O último café
A fumaça dançava véu. Eram linhas de história, como as de suas mãos. O café, sua companhia na solidão, aspergia aroma de lembranças.
Distraiu-se com o espetáculo das bolhas explodindo no pó escuro. Surgiam e desapareciam como os instantes da vida.
Abandonou as ideias para voltar aos afazeres. Tirou do armário duas xícaras de porcelana, pires prateados e um bule ornamentado com uma folha dourada. Objetos usados apenas em ocasiões especiais.
Foi ao quarto e buscou, num cantinho pouco visitado do guarda-roupas, uma toalha de crochê. Voltou à cozinha, limpou a mesa e a forrou. Melhorou a decoração com um vaso com uma rosa amarela.
Da geladeira, tirou um pequeno bolo de coco, comprado na véspera, e o ajeitou sobre a mesa. Cheirava bem. Mistura gostosa com outros odores: manhã, flor e café.
Duas velas, nas formas de “zero” e “seis”, aguardavam, ansiosas, aquele momento. Estavam seguras, enroladas em um lenço perfumado, no fundo da gaveta do armário da cozinha. Foram compradas há mais de mês, especialmente para aquele dia. Fincou as velas no bolo e se permitiu uma garoa.
Buscou fotos na gaveta da estante. Sentou-se, por fim, e olhou as fotos. Abraços, beijos, sorrisos, brincadeiras, viagens, festas, danças, lágrimas, hospital... Duas vidas pela metade em uma vida completa.
A vida foi longa e feliz. Realizou alguns sonhos, abandonou outros. A maternidade, um dos sonhos, foi adiada até ser deixada na estrada do passado. Sua família era o marido. Amou e foi amada, rara reciprocidade.
Durante quase seis décadas, o casal resnacia na simplicidade das manhãs: café quente e forte, beijos e olhares. Tiveram momentos tristes, mas até nesses momentos, a tristeza lhes sorriu.
A morte, no entanto, é indiferente a felizes e a infelizes. Vestiu-se de câncer e, numa noite chuvosa do último dezembro, matou todas as manhãs seguintes. Faltava um mês para o sexagésimo aniversário de casamento.
Secou as lágrimas e deixou o álbum sobre a mesa. Acendeu as velas e, com vergonha de ninguém, melodiou parabéns desafinado com palmas sem som. Cortou o bolo. Despejou café nas duas xícaras.

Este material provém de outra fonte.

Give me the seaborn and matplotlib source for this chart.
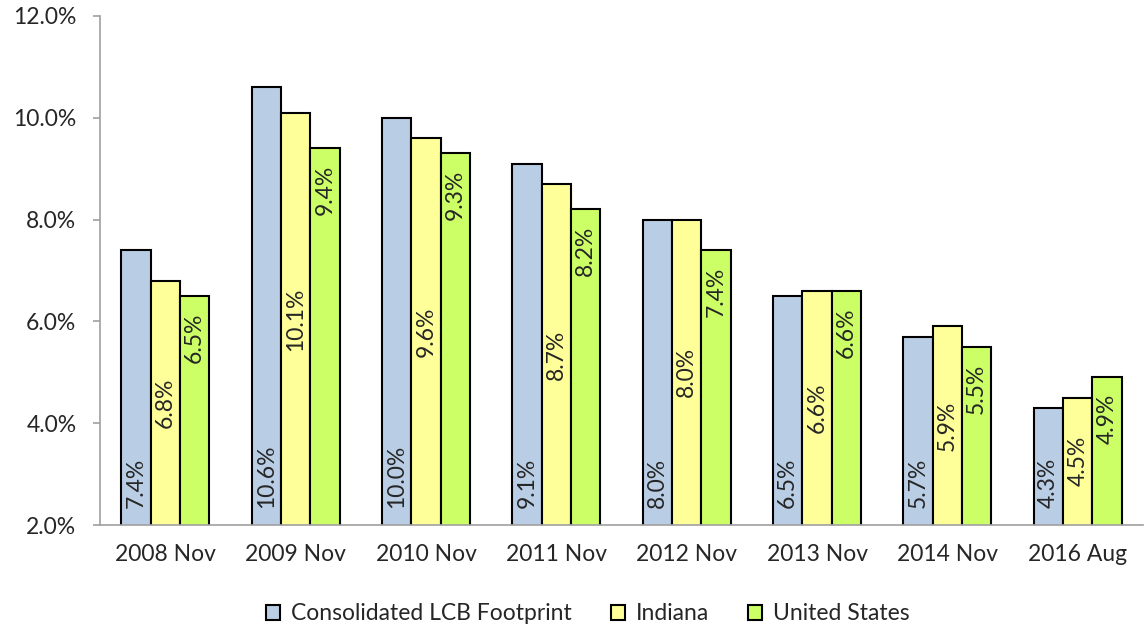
import pandas as pd
import numpy as np
import matplotlib
matplotlib.use("Agg")
import matplotlib.pyplot as plt
import seaborn as sns

# Chart data
periods = ["2008 Nov", "2009 Nov", "2010 Nov", "2011 Nov",
           "2012 Nov", "2013 Nov", "2014 Nov", "2016 Aug"]
series_names = ["Consolidated LCB Footprint", "Indiana", "United States"]
lcb = [7.4, 10.6, 10.0, 9.1, 8.0, 6.5, 5.7, 4.3]
indiana = [6.8, 10.1, 9.6, 8.7, 8.0, 6.6, 5.9, 4.5]
us = [6.5, 9.4, 9.3, 8.2, 7.4, 6.6, 5.5, 4.9]
colors = ["#B9CDE5", "#FFFF99", "#CCFF66"]

df = pd.DataFrame({
    "period": periods * 3,
    "rate": lcb + indiana + us,
    "series": [s for s in series_names for _ in periods],
})

sns.set_style("white")
plt.rcParams["font.family"] = ["Lato", "DejaVu Sans"]
fs = 16.5

fig = plt.figure(figsize=(11.44, 6.28), dpi=100)
ax = fig.add_axes([100 / 1144, 1 - 525 / 628, 1043 / 1144, (525 - 16) / 628])

sns.barplot(data=df, x="period", y="rate", hue="series", palette=colors,
            edgecolor="black", linewidth=1.5, width=0.675, gap=0,
            saturation=1, ax=ax)

ax.set_ylim(2, 12)
ax.set_xlim(-0.5, len(periods) - 0.5)
ax.set_yticks(np.arange(2, 12.1, 2))
ax.set_yticklabels([f"{v:.1f}%" for v in np.arange(2, 12.1, 2)], fontsize=fs)
ax.set_xticks(range(len(periods)))
ax.set_xticklabels(periods, fontsize=fs)
ax.set_xticks(np.arange(-0.5, len(periods), 1), minor=True)
ax.tick_params(axis="x", which="major", length=0, pad=14)
ax.tick_params(axis="x", which="minor", length=5, color="#A0A0A0", width=1.2)
ax.tick_params(axis="y", length=5, color="#A0A0A0", width=1.2, pad=12, left=True)
ax.set_xlabel("")
ax.set_ylabel("")

for side in ["top", "right"]:
    ax.spines[side].set_visible(False)
for side in ["left", "bottom"]:
    ax.spines[side].set_color("#A0A0A0")
    ax.spines[side].set_linewidth(1.2)

# Value labels: LCB at base, Indiana centred, US at the top
for i, cont in enumerate(ax.containers):
    for bar in cont:
        h = bar.get_height()
        xc = bar.get_x() + bar.get_width() / 2
        txt = f"{h:.1f}%"
        if i == 0:
            ax.annotate(txt, (xc, 2), xytext=(0, 12), textcoords="offset points",
                        ha="center", va="bottom", rotation=90, fontsize=fs)
        elif i == 1:
            ax.text(xc, (h + 2) / 2, txt, ha="center", va="center",
                    rotation=90, fontsize=fs)
        else:
            ax.annotate(txt, (xc, h), xytext=(0, -12), textcoords="offset points",
                        ha="center", va="top", rotation=90, fontsize=fs)

ax.legend(loc="center", bbox_to_anchor=(588 / 1144, 1 - 614 / 628),
          bbox_transform=fig.transFigure, ncol=3,
          frameon=False, fontsize=fs, handlelength=0.6, handleheight=0.6,
          columnspacing=1.7, handletextpad=0.5)

plt.savefig("out.png", dpi=100)
plt.close()
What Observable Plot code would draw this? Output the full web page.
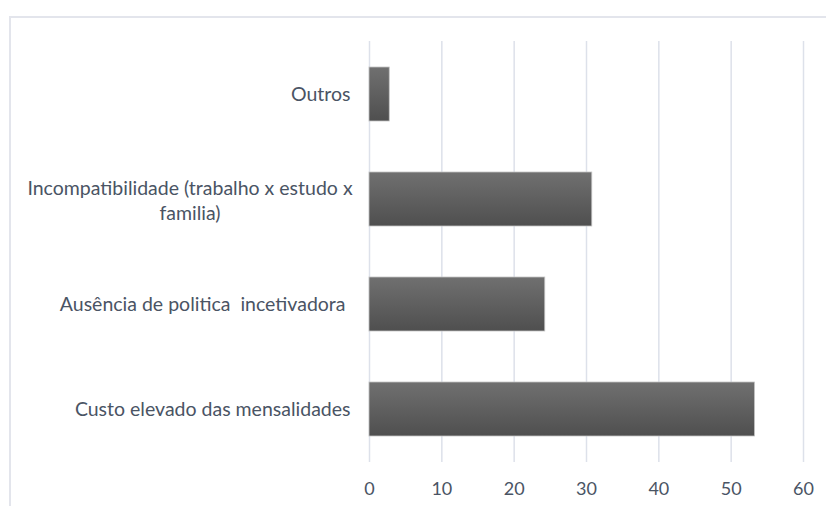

A calma da manhã a abraçou em felicitações pelas bodas de diamante.
Na outra cadeira, estava o marido. Parecia maior que a morte. Naquela paz matinal, o café lhe tocou os lábios e ela sentiu um beijo doce. O coração palpitou a serenidade da ausência. Sussurrou “eu te amo”. O silêncio lhe respondeu “eu também te amo”.
De olhos fechados, viu dentro de si o marido se levantar da cadeira. Ele estendeu o braço, convidando-a para uma dança. Ela sorriu. Os dois se abra-çaram e dançaram a música de suas vidas.
Continuaram dançando num lindo jardim. Pétalas de rosa caíam como folhas de outono. Ela e o marido seriam eternos.
Na casa, restou o mais profundo silêncio, a canção peculiar da morte. Nas xícaras, o café esfriou à espera de quem jamais voltaria.